• Required work: Retype each line of the material exactly, please, skipping any picture in it.

• Dataset section:
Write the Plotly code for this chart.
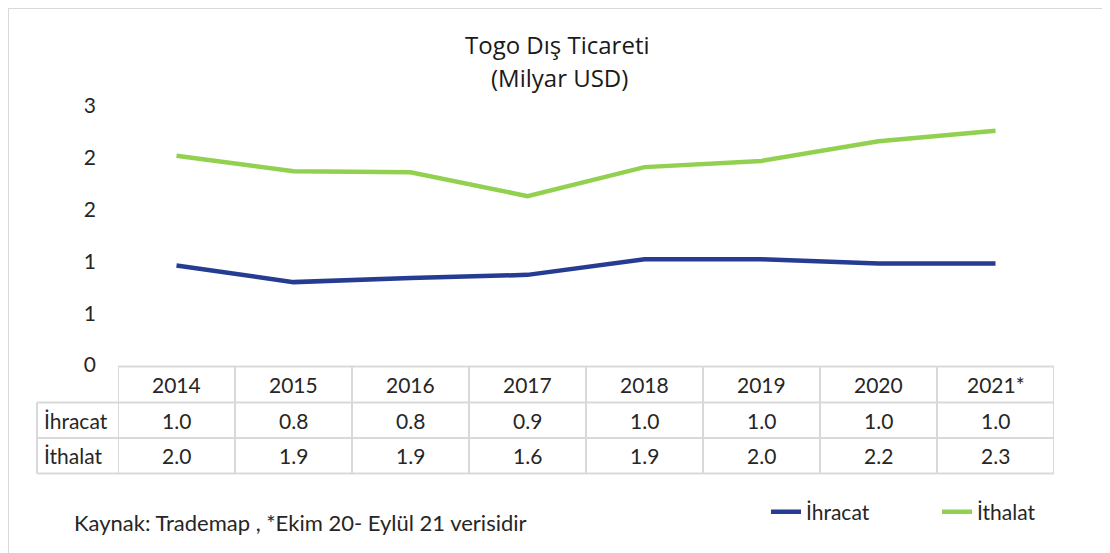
import plotly.graph_objects as go

years = ["2014", "2015", "2016", "2017", "2018", "2019", "2020", "2021*"]
ihracat = [0.96, 0.80, 0.84, 0.87, 1.02, 1.02, 0.98, 0.98]
ithalat = [2.02, 1.87, 1.86, 1.63, 1.91, 1.97, 2.16, 2.26]
ytick_vals = [0, 0.5, 1.0, 1.5, 2.0, 2.5]
ytick_text = ["0", "1", "1", "2", "2", "3"]

BLUE = "#253C92"
GREEN = "#92D050"
GRID = "#D9D9D9"
TXT = "#262626"
FONT = "Lato, Open Sans, sans-serif"

# page body has an 8px margin, so the figure is drawn 8px smaller and
# every position below is given in page pixels
OFF = 8
W, H = 1110, 553
L, R, T, B = 118, 1054, 106, 365  # plot area in page px


def px_x(px):
    return (px - L) / (R - L)


def px_y(py):
    return (B - py) / (B - T)


def note(x, y, text, size=21, xref="paper", xanchor="center", family=FONT, color=TXT):
    return dict(x=x, y=y, xref=xref, yref="paper", text=text, showarrow=False,
                xanchor=xanchor, yanchor="middle", font=dict(size=size, color=color, family=family))


fig = go.Figure()
fig.add_trace(go.Scatter(x=list(range(len(years))), y=ihracat, name="İhracat", mode="lines",
                         line=dict(color=BLUE, width=4.5)))
fig.add_trace(go.Scatter(x=list(range(len(years))), y=ithalat, name="İthalat", mode="lines",
                         line=dict(color=GREEN, width=4.5)))

shapes = []
annotations = []
grid = dict(color=GRID, width=2)

# data table grid
row_lines = [366.5, 402.5, 438, 473.5]
shapes.append(dict(type="line", xref="x", yref="paper", x0=-0.5, x1=len(years) - 0.5,
                   y0=px_y(row_lines[0]), y1=px_y(row_lines[0]), line=grid))
for py in row_lines[1:]:
    shapes.append(dict(type="line", xref="paper", yref="paper", x0=px_x(37), x1=1,
                       y0=px_y(py), y1=px_y(py), line=grid))
for k in range(len(years) + 1):
    shapes.append(dict(type="line", xref="x", yref="paper", x0=k - 0.5, x1=k - 0.5,
                       y0=px_y(row_lines[0]), y1=px_y(row_lines[-1]), line=grid))
shapes.append(dict(type="line", xref="paper", yref="paper", x0=px_x(37), x1=px_x(37),
                   y0=px_y(row_lines[1]), y1=px_y(row_lines[-1]), line=grid))

# outer chart border (left and top)
shapes.append(dict(type="line", xref="paper", yref="paper", x0=px_x(OFF), x1=px_x(OFF),
                   y0=px_y(OFF), y1=px_y(H), line=grid))
shapes.append(dict(type="line", xref="paper", yref="paper", x0=px_x(OFF), x1=px_x(W),
                   y0=px_y(OFF), y1=px_y(OFF), line=grid))

rows = [("İhracat", ihracat), ("İthalat", ithalat)]
mid_y = [(row_lines[i] + row_lines[i + 1]) / 2 for i in range(3)]
for i, yr in enumerate(years):
    annotations.append(note(i, px_y(mid_y[0]), yr, xref="x"))
for r, (label, vals) in enumerate(rows):
    annotations.append(note(px_x(42), px_y(mid_y[r + 1]), label, xanchor="left"))
    for i, v in enumerate(vals):
        annotations.append(note(i, px_y(mid_y[r + 1]), f"{v:.1f}", xref="x"))

# title
annotations.append(note(px_x(557), px_y(44), "Togo Dış Ticareti", size=24,
                        family="Open Sans, sans-serif", color="#1a1a1a"))
annotations.append(note(px_x(559), px_y(77), "(Milyar USD)", size=24,
                        family="Open Sans, sans-serif", color="#1a1a1a"))

# source note
annotations.append(note(px_x(72), px_y(522), "Kaynak: Trademap , *Ekim 20- Eylül 21 verisidir",
                        size=22, xanchor="left"))

fig.update_layout(
    width=W - OFF, height=H - OFF,
    margin=dict(l=L - OFF, r=W - R, t=T - OFF, b=H - B, autoexpand=False),
    paper_bgcolor="white", plot_bgcolor="white",
    showlegend=True,
    legend=dict(orientation="h", x=px_x(766), y=px_y(512), xanchor="left", yanchor="middle",
                font=dict(size=21, color=TXT, family=FONT), entrywidth=126, entrywidthmode="pixels",
                bgcolor="rgba(0,0,0,0)", borderwidth=0),
    xaxis=dict(range=[-0.5, len(years) - 0.5], showticklabels=False, showgrid=False,
               zeroline=False, showline=False),
    yaxis=dict(range=[0, 2.5], tickvals=ytick_vals, ticktext=ytick_text, showgrid=False,
               zeroline=False, showline=False, ticklabelstandoff=21,
               tickfont=dict(size=21, color=TXT, family=FONT)),
    shapes=shapes,
    annotations=annotations,
)

fig.write_html("out.html")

• Task response:
Write the Plotly code for this chart.
import plotly.graph_objects as go

years = ["2014", "2015", "2016", "2017", "2018", "2019", "2020", "2021*"]
ihracat = [0.96, 0.80, 0.84, 0.87, 1.02, 1.02, 0.98, 0.98]
ithalat = [2.02, 1.87, 1.86, 1.63, 1.91, 1.97, 2.16, 2.26]
ytick_vals = [0, 0.5, 1.0, 1.5, 2.0, 2.5]
ytick_text = ["0", "1", "1", "2", "2", "3"]

BLUE = "#253C92"
GREEN = "#92D050"
GRID = "#D9D9D9"
TXT = "#262626"
FONT = "Lato, Open Sans, sans-serif"

# page body has an 8px margin, so the figure is drawn 8px smaller and
# every position below is given in page pixels
OFF = 8
W, H = 1110, 553
L, R, T, B = 118, 1054, 106, 365  # plot area in page px


def px_x(px):
    return (px - L) / (R - L)


def px_y(py):
    return (B - py) / (B - T)


def note(x, y, text, size=21, xref="paper", xanchor="center", family=FONT, color=TXT):
    return dict(x=x, y=y, xref=xref, yref="paper", text=text, showarrow=False,
                xanchor=xanchor, yanchor="middle", font=dict(size=size, color=color, family=family))


fig = go.Figure()
fig.add_trace(go.Scatter(x=list(range(len(years))), y=ihracat, name="İhracat", mode="lines",
                         line=dict(color=BLUE, width=4.5)))
fig.add_trace(go.Scatter(x=list(range(len(years))), y=ithalat, name="İthalat", mode="lines",
                         line=dict(color=GREEN, width=4.5)))

shapes = []
annotations = []
grid = dict(color=GRID, width=2)

# data table grid
row_lines = [366.5, 402.5, 438, 473.5]
shapes.append(dict(type="line", xref="x", yref="paper", x0=-0.5, x1=len(years) - 0.5,
                   y0=px_y(row_lines[0]), y1=px_y(row_lines[0]), line=grid))
for py in row_lines[1:]:
    shapes.append(dict(type="line", xref="paper", yref="paper", x0=px_x(37), x1=1,
                       y0=px_y(py), y1=px_y(py), line=grid))
for k in range(len(years) + 1):
    shapes.append(dict(type="line", xref="x", yref="paper", x0=k - 0.5, x1=k - 0.5,
                       y0=px_y(row_lines[0]), y1=px_y(row_lines[-1]), line=grid))
shapes.append(dict(type="line", xref="paper", yref="paper", x0=px_x(37), x1=px_x(37),
                   y0=px_y(row_lines[1]), y1=px_y(row_lines[-1]), line=grid))

# outer chart border (left and top)
shapes.append(dict(type="line", xref="paper", yref="paper", x0=px_x(OFF), x1=px_x(OFF),
                   y0=px_y(OFF), y1=px_y(H), line=grid))
shapes.append(dict(type="line", xref="paper", yref="paper", x0=px_x(OFF), x1=px_x(W),
                   y0=px_y(OFF), y1=px_y(OFF), line=grid))

rows = [("İhracat", ihracat), ("İthalat", ithalat)]
mid_y = [(row_lines[i] + row_lines[i + 1]) / 2 for i in range(3)]
for i, yr in enumerate(years):
    annotations.append(note(i, px_y(mid_y[0]), yr, xref="x"))
for r, (label, vals) in enumerate(rows):
    annotations.append(note(px_x(42), px_y(mid_y[r + 1]), label, xanchor="left"))
    for i, v in enumerate(vals):
        annotations.append(note(i, px_y(mid_y[r + 1]), f"{v:.1f}", xref="x"))

# title
annotations.append(note(px_x(557), px_y(44), "Togo Dış Ticareti", size=24,
                        family="Open Sans, sans-serif", color="#1a1a1a"))
annotations.append(note(px_x(559), px_y(77), "(Milyar USD)", size=24,
                        family="Open Sans, sans-serif", color="#1a1a1a"))

# source note
annotations.append(note(px_x(72), px_y(522), "Kaynak: Trademap , *Ekim 20- Eylül 21 verisidir",
                        size=22, xanchor="left"))

fig.update_layout(
    width=W - OFF, height=H - OFF,
    margin=dict(l=L - OFF, r=W - R, t=T - OFF, b=H - B, autoexpand=False),
    paper_bgcolor="white", plot_bgcolor="white",
    showlegend=True,
    legend=dict(orientation="h", x=px_x(766), y=px_y(512), xanchor="left", yanchor="middle",
                font=dict(size=21, color=TXT, family=FONT), entrywidth=126, entrywidthmode="pixels",
                bgcolor="rgba(0,0,0,0)", borderwidth=0),
    xaxis=dict(range=[-0.5, len(years) - 0.5], showticklabels=False, showgrid=False,
               zeroline=False, showline=False),
    yaxis=dict(range=[0, 2.5], tickvals=ytick_vals, ticktext=ytick_text, showgrid=False,
               zeroline=False, showline=False, ticklabelstandoff=21,
               tickfont=dict(size=21, color=TXT, family=FONT)),
    shapes=shapes,
    annotations=annotations,
)

fig.write_html("out.html")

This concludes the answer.